The second required Israeli realization is that ongoing tension between the Prime Minister of Israel and the President of the United States invites potential strategic disaster for the Jewish state. As the Arab Spring has taken on increasingly deadly dimensions in various corners of the region and as the potential for nuclear proliferation in Iran and elsewhere in the region looms large, Israel’s neighborhood is likely to present the Jewish state with ever more challenging hazards. Successfully meeting such challenges will require a strong United States—and a U.S. that is seen as strong in the Middle East—as well as an effective U.S.–Israeli strategic partnership. But such a partnership cannot be effective without the two countries’ top leaders forging intimate ties.

For this reason, Israel simply cannot afford the present level of tension between Prime Minister Netanyahu and President Obama. Neither can it afford the growing perception in the region that the American President is weak—and so any Israeli contribution to such a perception undermines the security of the Jewish state.

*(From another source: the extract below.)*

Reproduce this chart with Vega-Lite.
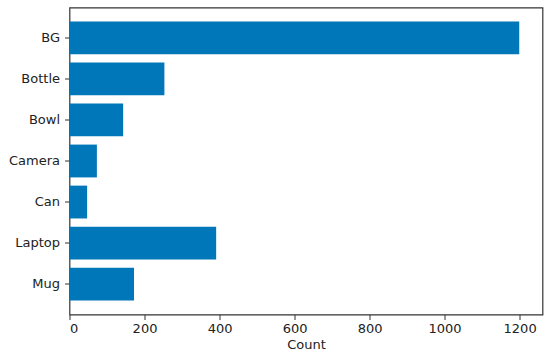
{
  "$schema": "https://vega.github.io/schema/vega-lite/v6.json",
  "width": 473,
  "height": 307,
  "autosize": {"type": "none"},
  "padding": {"left": 69.5, "top": 7.5, "right": 7, "bottom": 40},
  "background": "white",
  "config": {
    "view": {"stroke": "#333333", "strokeWidth": 1.2},
    "font": "DejaVu Sans"
  },
  "data": {
    "values": [
      {"category": "BG", "count": 1199},
      {"category": "Bottle", "count": 253},
      {"category": "Bowl", "count": 143},
      {"category": "Camera", "count": 73},
      {"category": "Can", "count": 47},
      {"category": "Laptop", "count": 391},
      {"category": "Mug", "count": 172}
    ]
  },
  "mark": {"type": "bar", "color": "#0077B8"},
  "encoding": {
    "y": {
      "field": "category",
      "type": "nominal",
      "sort": ["BG", "Bottle", "Bowl", "Camera", "Can", "Laptop", "Mug"],
      "scale": {"paddingInner": 0.2, "paddingOuter": 0.34},
      "axis": {
        "title": null,
        "domain": false,
        "ticks": true,
        "tickColor": "#333333",
        "tickSize": 5,
        "labelPadding": 5,
        "labelFontSize": 13,
        "labelColor": "#222222",
        "grid": false
      }
    },
    "x": {
      "field": "count",
      "type": "quantitative",
      "scale": {"domain": [0, 1261], "nice": false, "zero": true},
      "axis": {
        "title": "Count",
        "titleFontSize": 13,
        "titleFontWeight": "normal",
        "titleColor": "#222222",
        "titlePadding": 3,
        "values": [0, 200, 400, 600, 800, 1000, 1200],
        "format": "d",
        "domain": false,
        "tickColor": "#333333",
        "tickSize": 5,
        "labelPadding": 3,
        "labelFontSize": 13,
        "labelColor": "#222222",
        "grid": false
      }
    }
  }
}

Since Israeli concessions to make Arab-Israeli peace possible inevitably involve a measure of risk, and since the United States remains the only party capable of offsetting some of this Israeli risk, the restoration of mutual trust and confidence between the Israeli Prime Minister and the President of the United States remains an absolute prerequisite to breaking the current stalemate and paralysis in Palestinian-Israeli negotiations.